Along with the primary Challenge, day three had a digital coaching session available, that was mostly a guided Q&A run by Hannah Dixon (the owner of Digital Nomad Kit). During the week of the challenge you’re a part of a Facebook group with the other students, so what I watched was on Facebook Live, but they also offered it via Zoom. We had a heads up for the coaching session, so some people sent their questions ahead of time, and others sent them during the session. It was kind of a random pool of thoughts, but I retained a lot of marketing knowledge. One of the biggest points they’ve made through this challenge is that by becoming a VA, you’re becoming a business owner. That then requires you,
- Establish your skills
- Establish your audience
- Create an opening statement
- And make yourself visible
It’s almost like the goal here is to really understand yourself and your wants, and act on them. Don’t let the world come to you, but run at it with duct tape and a glue gun and get what you want. For right now, I think that’s why I was so drawn to it. I’m young and was unhappy with my options, so I sought others. It was hard and scary, but I new I could do it. During the session I wrote myself a list of things to do moving forward. (It’s been a busy week with a busy weekend ahead, so I’m setting boundaries for myself to rest so I don’t immediately burn out.)
Step 1, Create A Portfolio
I’ve been writing for years, and I’m a well established creator/creative, but a lot of my work is old, and it honestly pains me to look at. Not because it was bad necessarily, I’m just a different person now. I much prefer who I am now to who I was before. My goal is to take on a few other challenges or classes and blog about them as I go, but also document this journey of being a VA. Keep track of my skills and highlight them, and figure out who specifically my audience is. What community do I click with.
Step 2, Create an Opening Statement
I’ve been trying to find a job for over 5 months now, so I’m well used to reaching out to people. Especially with a background in training, retail, and attending WordCamps. The real issue has been, what do I do when I get an answer back? My opening statement is similar to the declaration we practiced in Day 1. It’s something that, when someone asks about you, you can say who you are, who your clients are, and what you do in one paragraph.
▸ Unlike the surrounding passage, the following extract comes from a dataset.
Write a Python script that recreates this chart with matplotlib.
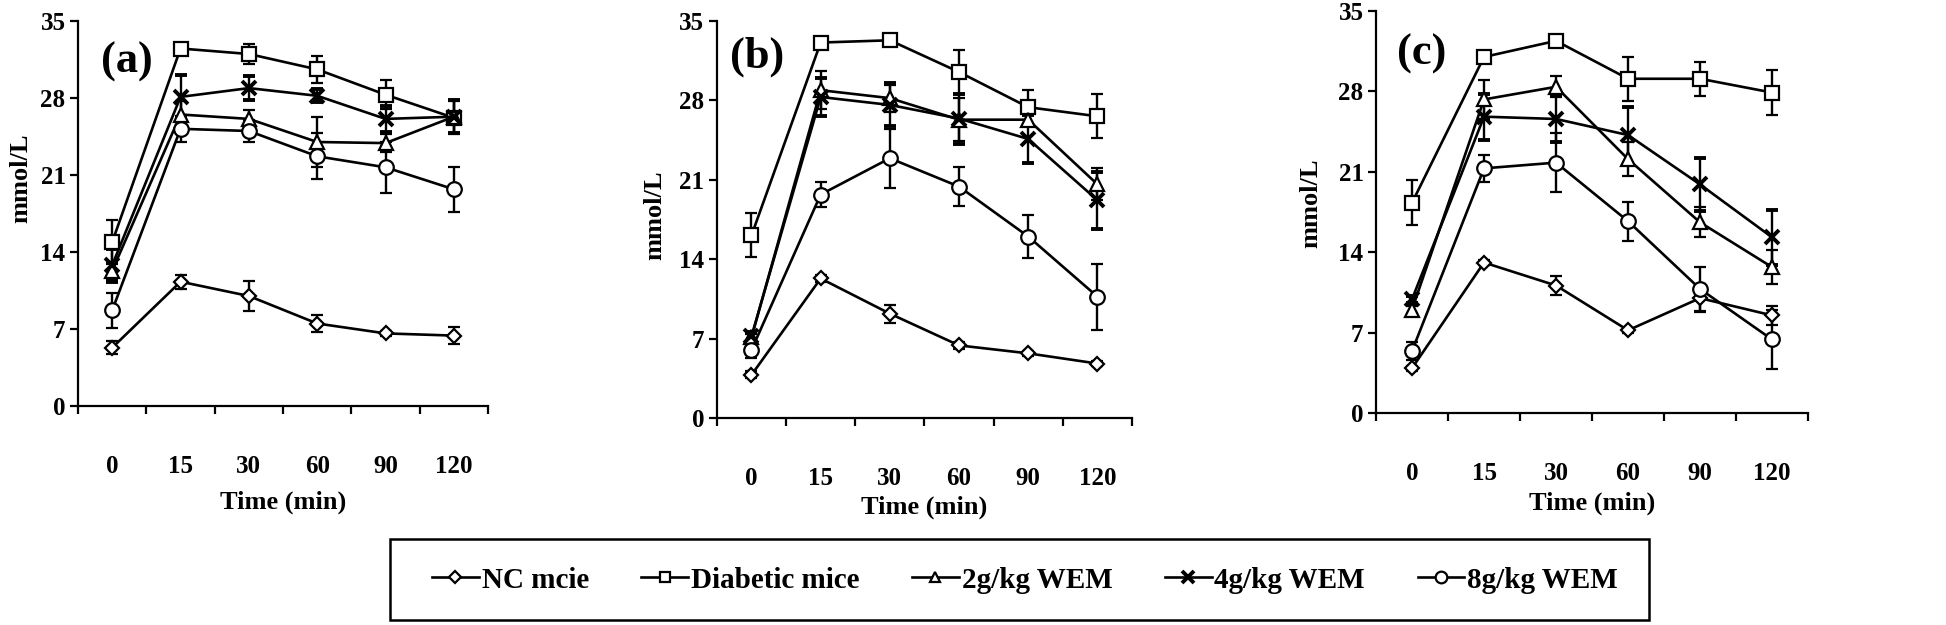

Like an elevator pitch, but more of a conversation. It opens doors for you and helps you build relationships, not just clients.
Step 3, Develop Easy Client Conversation
I am a human (assuming X-Files wasn’t actually real…), and so is my client. Together, we are working towards a common goal, and it is possible to reach that goal happily and contentedly. I have preached this since the day I got my first job, you cannot have a business if the people you hire (or work with) are unhappy. That seems clear to me, and yet a lot of the places I’ve worked didn’t see that as a priority, just a perk. Healthy relationships with your client are just as important as any other healthy relationship, and it allows you to be able to talk about rate, expectations, goals, and open opportunities for yourself.
I’m also going to be working on building a more expansive social media presence geared towards finding work. I have a decent following on Twitter, but I want to start something more intentional, and find the right community for me. I could keep going on and on about the things I pulled from the coaching session, but I think we’re gonna call it here and I might pull from more of my notes as I go.